A bench works best when it supports the specific kind of entry behavior a household repeats every day. In some homes, that means sitting down to put on work shoes, children's boots, or rain gear. In others, it means quickly removing shoes at the door and using the bench only occasionally. These are different use cases. A family mudroom with school backpacks, changing footwear, and seasonal outerwear demands more from a bench than a quieter side entry used by one or two adults. Buyers often underestimate this difference and choose a bench based on appearance or rough width instead of on how much real use the seat will see.
The best mudroom benches also respect movement. Entry zones are transition spaces, which means the bench must support sitting without blocking circulation. A bench that looks proportional against a wall can still feel intrusive if it projects too far into a narrow hallway or crowds the path between the door, closet, and adjoining room. This is one reason narrow mudroom benches can outperform larger statement pieces in smaller homes. The goal is not simply to add a seat. It is to add a seat that improves the flow instead of competing with it.
Choose a bench based on how often people will actually sit there, not just on whether the room seems to need one.
Choose a size that supports shoe changes without turning the bench into a walkway obstacle.
Choose proportions around the real entry traffic pattern instead of the amount of blank wall available.
Household makeup matters too. A bench used by children, older adults, or anyone regularly changing boots and outdoor gear will likely see more real seat use than a bench in a light-use front foyer. That should influence how sturdy and accessible the piece needs to be. A lightly decorative bench may be acceptable in a low-traffic entry, but it will feel inadequate in a busy mudroom that deals with constant motion and repeated daily use.

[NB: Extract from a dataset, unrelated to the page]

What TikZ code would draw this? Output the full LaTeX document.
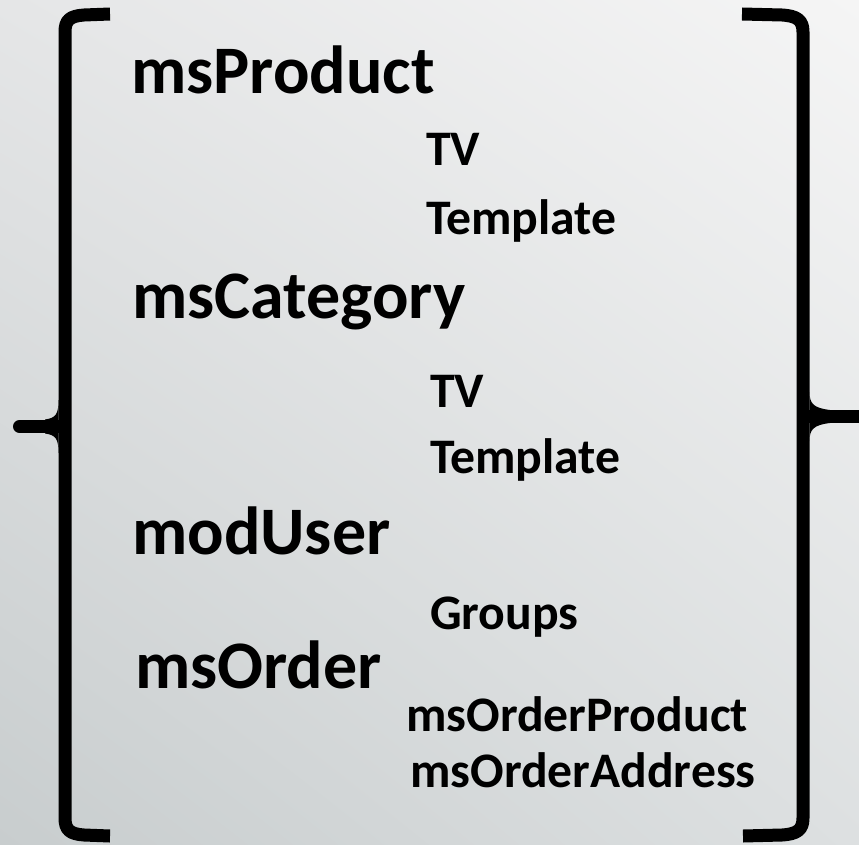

Another overlooked factor is whether the bench is expected to be a standalone solution or part of a larger entry system. A bench paired with hooks, cubbies, or shoe storage can work extremely well because it creates a full landing zone. A bench by itself may help with seating, but not necessarily with the coat, bag, and footwear clutter surrounding it. The best results often come when the bench is chosen as one layer in the entry system rather than as a single object expected to solve everything.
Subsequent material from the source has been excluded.